Sunday, November 11, 2012

Window on Eurasia: Salafi Muslims in North Caucasus Deeply Divided, Analyst Says



Paul Goble

            Staunton, November 11 – Russian and Western writers commonly present Salafi Islam as “a monolithic,” even totalitarian “organism,” but in fact, as the history of Daghestan over the past two decades proves, it is deeply split internally reflecting differences in personalities, policies, recruitment, and funding.

            In an article on the Evrazia.org portal on Friday, Khanzhan Kurbanov surveys the split in the Salafi movement in Daghestan during the first ten years after the collapse of the Soviet Union and shows that there emerged three distinct trends within this trend, one radical, one moderate, and one almost entirely hermetic (evrazia.org/article/2137).

             The first and radical trend was led by Mukhammed Bagaudin and had as many as 2000 followers.  Its adepts were committed to the use of force to overthrow the existing order and to impose their point of view.  They were often well versed in Islamic doctrine, as Bagaudin was an Arabist who opened a large number of schools in Kizilyurt and neighboring areas.

            These radical Salafis, or “neo-Wahhabis” as they were often called, gained supporters among the young who wanted a “pure” Islam but equally offended older people who were told that their traditional practices such as the cult of the dead and visits to the graves of sufi sheikhs were anathema to Islam.

             The “Bagaudinovtsy” besides assuming a larger role in the mosques also organized “military-sports camps where the Daghestani young were provided with physical training and the strengthening of ‘the Islamic spirit.’” This sub-trend’s leaders knew they would have to fight because the regime and traditional Muslim leaders would seek to suppress them.

            As a result, these radical Salafis advanced the ideal of jihad as fundamental and defined it most often as “the jihad of the sword,” despite the many meanings of that concept within Islam.
This idea caught on with Dahestani intellectuals, and that development frightened the authorities in Makhachkala.

            The second trend within Salafi Islam in Daghestan consisted of the moderates led by Akhmad-Kadi Akhtayev, who also had approximately 2000 followers in the 1990s.

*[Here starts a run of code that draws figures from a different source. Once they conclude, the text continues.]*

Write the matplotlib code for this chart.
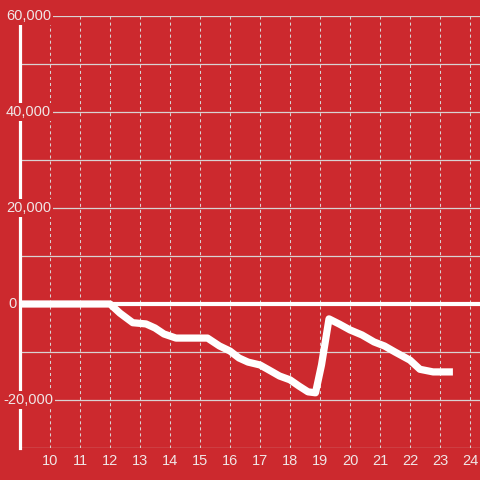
import matplotlib.pyplot as plt

# hour of day vs. cumulative value
hours = [9.0, 12.0, 12.33, 12.76, 13.2, 13.5, 13.8, 14.2, 15.25, 15.65, 16.0, 16.3,
         16.6, 17.0, 17.3, 17.65, 18.0, 18.3, 18.6, 18.85, 19.05, 19.3, 19.65,
         20.0, 20.4, 20.8, 21.15, 21.5, 22.0, 22.33, 22.77, 23.43]
values = [0, 0, -1900, -3900, -4150, -5000, -6250, -7100, -7100, -8750, -9800, -11250,
          -12100, -12700, -13750, -15000, -15800, -17100, -18300, -18500, -12700, -3100, -4200,
          -5400, -6450, -7900, -8750, -10000, -11700, -13600, -14150, -14150]

xticks = list(range(10, 25))
ylabels = {60000: "60,000", 40000: "40,000", 20000: "20,000", 0: "0", -20000: "-20,000"}
ylabel_x = {60000: 6, 40000: 6, 20000: 6, 0: 8, -20000: 3}  # left edge, px

RED = "#cc292e"
TXT = "#f0e6e6"
GRID = "#d9d2d2"

fig = plt.figure(figsize=(4.8, 4.8), dpi=100, facecolor=RED)
ax = fig.add_axes([20 / 480, 32 / 480, 460 / 480, 432 / 480])
ax.set_facecolor(RED)
ax.set_xlim(9, 24.333)
ax.set_ylim(-30000, 60000)

for s in ["top", "right", "bottom"]:
    ax.spines[s].set_visible(False)
ax.spines["left"].set_color("white")
ax.spines["left"].set_linewidth(2.3)
ax.spines["left"].set_zorder(3)

# grid
for y in range(-30000, 60001, 10000):
    ax.axhline(y, color=GRID, lw=0.9, zorder=1)
ax.vlines(xticks, -30000, 60000, colors=GRID, lw=0.75, linestyles=(0, (2.9, 2.9)), zorder=1)

# zero line
ax.axhline(0, color="white", lw=3, zorder=2)

ax.plot(hours, values, color="white", lw=5.2, solid_joinstyle="round",
        solid_capstyle="butt", zorder=4)

ax.set_xticks(xticks)
ax.set_xticklabels([str(h) for h in xticks], family="Liberation Sans", fontsize=10.5, color=TXT)
ax.tick_params(axis="x", length=0, pad=4)
ax.set_yticks([])

for y, lab in ylabels.items():
    px = ylabel_x[y]
    ax.text(px / 480, y, lab, transform=ax.get_yaxis_transform().__class__(fig.transFigure, ax.transData),
            ha="left", va="center", family="Liberation Sans", fontsize=10.5, color=TXT, zorder=5,
            bbox=dict(facecolor=RED, edgecolor="none", pad=1.5))

fig.savefig("out.png", dpi=100, facecolor=RED)
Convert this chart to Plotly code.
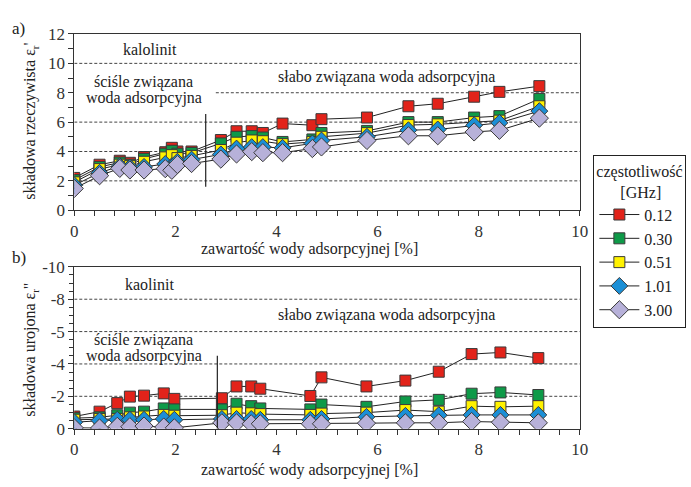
import plotly.graph_objects as go

# a) real part, kaolinite
x_re = [0, 0.5, 0.9, 1.1, 1.38, 1.8, 1.93, 2.04, 2.32, 2.9, 3.21, 3.51, 3.73, 4.12,
        4.71, 4.89, 5.79, 6.61, 7.19, 7.91, 8.41, 9.2]
re_012 = [2.2, 3.1, 3.37, 3.23, 3.62, 3.95, 4.25, 4.0, 4.0, 4.78, 5.38, 5.38, 5.26, 5.9,
          5.79, 6.2, 6.31, 7.08, 7.25, 7.73, 8.06, 8.45]
re_030 = [2.05, 2.95, 3.25, 3.1, 3.5, 3.85, 4.05, 3.85, 3.9, 4.55, 5.0, 5.05, 4.95, 4.65,
          4.82, 5.26, 5.4, 6.0, 6.0, 6.31, 6.41, 7.58]
re_051 = [1.9, 2.8, 3.1, 3.0, 3.3, 3.6, 3.75, 3.55, 3.7, 4.1, 4.6, 4.75, 4.7, 4.5,
          4.65, 5.0, 5.25, 5.8, 5.85, 6.0, 6.1, 7.08]
re_101 = [1.7, 2.55, 3.0, 2.9, 2.95, 3.15, 3.0, 3.3, 3.45, 3.8, 4.2, 4.3, 4.3, 4.25,
          4.55, 4.75, 5.0, 5.45, 5.5, 5.79, 5.95, 6.75]
re_300 = [1.48, 2.35, 2.85, 2.74, 2.74, 2.83, 2.72, 3.11, 3.18, 3.48, 3.83, 3.99, 3.92, 3.92,
          4.2, 4.31, 4.75, 5.07, 5.07, 5.33, 5.44, 6.27]

# b) imaginary part, kaolinite
x_im = [0, 0.5, 0.85, 1.1, 1.38, 1.77, 1.98, 2.92, 3.21, 3.5, 3.68, 4.67, 4.89, 5.78,
        6.55, 7.21, 7.86, 8.43, 9.18]
im_012 = [0.75, 1.05, 1.58, 1.98, 2.04, 2.18, 1.84, 1.88, 2.61, 2.61, 2.47, 2.02, 3.17, 2.61,
          2.97, 3.52, 4.61, 4.71, 4.36]
im_030 = [0.65, 0.7, 0.83, 0.99, 1.05, 1.25, 1.19, 1.19, 1.54, 1.39, 1.25, 1.19, 1.49, 1.35,
          1.68, 1.78, 2.16, 2.24, 2.08]
im_051 = [0.55, 0.6, 0.6, 0.7, 0.75, 0.85, 0.8, 0.83, 0.99, 0.95, 0.9, 0.85, 0.93, 0.99,
          1.15, 1.05, 1.39, 1.35, 1.39]
im_101 = [0.4, 0.5, 0.55, 0.55, 0.55, 0.6, 0.55, 0.6, 0.6, 0.6, 0.55, 0.55, 0.6, 0.73,
          0.79, 0.83, 0.85, 0.85, 0.85]
im_300 = [0.05, 0.04, 0.14, 0.12, 0.16, 0.1, 0.05, 0.36, 0.36, 0.3, 0.3, 0.3, 0.3, 0.34,
          0.36, 0.36, 0.44, 0.4, 0.36]

freq_labels = ["0.12", "0.30", "0.51", "1.01", "3.00"]
colors = ["#E2231A", "#0E9A48", "#FFF200", "#1B8FD6", "#B7B1D9"]
symbols = ["square", "square", "square", "diamond", "diamond"]
sizes = [11, 11, 11, 13, 14]

im_ticks = [0, 2, 4, 6, 8, 10]
im_ticktext = ["0", "-2", "-4", "-5", "-8", "-10"]

FONT = "'Liberation Serif', 'DejaVu Serif', 'Times New Roman', serif"

fig = go.Figure()

re_series = [re_012, re_030, re_051, re_101, re_300]
im_series = [im_012, im_030, im_051, im_101, im_300]

for i in range(5):
    mk = dict(symbol=symbols[i], size=sizes[i], color=colors[i],
              line=dict(color="#3a3a3a", width=1))
    fig.add_trace(go.Scatter(
        x=x_re, y=re_series[i], mode="lines+markers", name=freq_labels[i],
        legendgroup=freq_labels[i], line=dict(color="#222", width=1), marker=mk,
        xaxis="x", yaxis="y"))
    fig.add_trace(go.Scatter(
        x=x_im, y=im_series[i], mode="lines+markers", name=freq_labels[i],
        legendgroup=freq_labels[i], showlegend=False,
        line=dict(color="#222", width=1), marker=mk,
        xaxis="x2", yaxis="y2"))

axis_common = dict(showline=True, linecolor="#333", linewidth=1, mirror=True,
                   ticks="outside", ticklen=5, tickcolor="#333", showgrid=False,
                   zeroline=False, tickfont=dict(family=FONT, size=17, color="#333"))

fig.update_layout(
    width=691, height=487,
    margin=dict(l=0, r=0, t=0, b=0),
    paper_bgcolor="white", plot_bgcolor="white",
    font=dict(family=FONT, size=16, color="#222"),
    xaxis=dict(domain=[0.1035, 0.848], range=[0, 10], dtick=2, anchor="y",
               minor=dict(dtick=0.4, ticks="outside", ticklen=5, tickcolor="#333"),
               **axis_common),
    yaxis=dict(domain=[0.570, 0.9466], range=[0, 12], dtick=2, anchor="x",
               minor=dict(dtick=1, ticks="outside", ticklen=5, tickcolor="#333"),
               **axis_common),
    xaxis2=dict(domain=[0.1035, 0.848], range=[0, 10], dtick=2, anchor="y2",
                minor=dict(dtick=0.4, ticks="outside", ticklen=5, tickcolor="#333"),
                **axis_common),
    yaxis2=dict(domain=[0.1033, 0.449], range=[0, 10], tickvals=im_ticks,
                ticktext=im_ticktext, anchor="x2",
                minor=dict(dtick=0.5, ticks="outside", ticklen=4, tickcolor="#333"),
                **axis_common),
    legend=dict(x=0.868, y=0.688, xanchor="left", yanchor="top",
                bgcolor="white", bordercolor="#222", borderwidth=1,
                font=dict(family=FONT, size=16, color="#222"),
                title=dict(text="częstotliwość<br>      [GHz]", side="top",
                           font=dict(family=FONT, size=16, color="#222")),
                itemwidth=40, tracegroupgap=0),
)

shapes = []
dash = dict(color="#444", width=1, dash="3px,2px")
# top panel gridlines
for yv, x0 in [(2, 0), (4, 0), (6, 0), (8, 2.8), (10, 0)]:
    shapes.append(dict(type="line", xref="x", yref="y", x0=x0, x1=10, y0=yv, y1=yv,
                       line=dash, layer="below"))
# bottom panel gridlines
for yv in [2, 4, 6, 8]:
    shapes.append(dict(type="line", xref="x2", yref="y2", x0=0, x1=10, y0=yv, y1=yv,
                       line=dash, layer="below"))
# boundary between tightly and loosely bound water
shapes.append(dict(type="line", xref="x", yref="y", x0=2.6, x1=2.6, y0=1.6, y1=6.55,
                   line=dict(color="#222", width=1.2)))
shapes.append(dict(type="line", xref="x2", yref="y2", x0=2.83, x1=2.83, y0=0, y1=4.5,
                   line=dict(color="#222", width=1.2)))
fig.update_layout(shapes=shapes)

ann = []


def txt(text, x, y, xref, yref, size=16, angle=0, xanchor="center"):
    ann.append(dict(text=text, x=x, y=y, xref=xref, yref=yref, showarrow=False,
                    xanchor=xanchor, yanchor="middle", textangle=angle,
                    font=dict(family=FONT, size=size, color="#222")))


txt("kalolinit", 1.49, 10.93, "x", "y")
txt("ściśle związana", 1.37, 8.75, "x", "y")
txt("woda adsorpcyjna", 1.37, 7.66, "x", "y")
txt("słabo związana woda adsorpcyjna", 6.17, 9.1, "x", "y")

txt("kaolinit", 1.49, 8.88, "x2", "y2")
txt("słabo związana woda adsorpcyjna", 6.17, 7.04, "x2", "y2")
txt("ściśle związana", 1.37, 5.45, "x2", "y2")
txt("woda adsorpcyjna", 1.37, 4.5, "x2", "y2")

txt("a)", 0.022, 0.959, "paper", "paper", size=17)
txt("b)", 0.022, 0.47, "paper", "paper", size=17)
txt("zawartość wody adsorpcyjnej [%]", 0.45, 0.487, "paper", "paper")
txt("zawartość wody adsorpcyjnej [%]", 0.45, 0.016, "paper", "paper")
txt("składowa rzeczywista ε<sub>r</sub>'", 0.039, 0.76, "paper", "paper", angle=-90)
txt("składowa urojona ε<sub>r</sub>''", 0.039, 0.273, "paper", "paper", angle=-90)

fig.update_layout(annotations=ann)

fig.write_html("out.html")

This group pressed for modernization and reforms far beyond what classical Salafis had called for, and its leaders presented themselves as “Islamist pragmatists” capable of working with others.

            Unlike the radicals, the moderates did not call for unrestricted struggle against the current situation. They believed that it was necessary to promote the improvement of this society rather than its overthrow, to follow an evolutionary path and not engage in anti-constitutional or anti-societal activities.

            Indeed, the Evrazia.org writer says, “the moderate Salafis considered the resturn to the pre-revolutionary status of Islam, when there was a certain parity of ideologies combined with legal pluralism as completely acceptable,” a position anathema to the radicals and also to the civil authorities.

            The third trend, “hermetic” Salafism, was headed by Angutayev Anguta, who was more well-known as Ayub Astrakkhansky because he lived in that southern Russian city and issued his homilies from there.  He and his followers focused on the self-improvement of the individual rather than the transformation or improvement of society as a whole.

            Despite these clear differences, Kurbanov continues, “the split in the Salafi movement was not conceptual.”  He suggests that “a not unimportant role” was played by finances. Those who received money from Saudi Arabia, Qatar, and the UAE tended toward the radical, even though the leaders of all three trends had been part of the Islamic Rebirth Party in 1990.

            In addition to these financial considerations, the movement was split on the basis of the social groups on which each of the three drew.  The moderate Salafis, Kurbanov says, mostly consisted of students and the intelligentsia. The radicals included peasants and unemployed urban workers lacking higher education. And the hermetics included those in between.

            But perhaps equally important in the split were the personalities of the leaders and the absence of any system to impose the views of one or the other.  This split within the Salafis, Kurbanov writes, was “completely predictable and natural given the polarity and social gradations” which is reflected.

            Unfortunately, he concludes, those who have to deal with the Salafis in Daghestan and elsewhere do not appear to understand this reality “entirely adequately,” and that lack of understanding limits their ability to respond to the challenges these different aspects of Salafism present.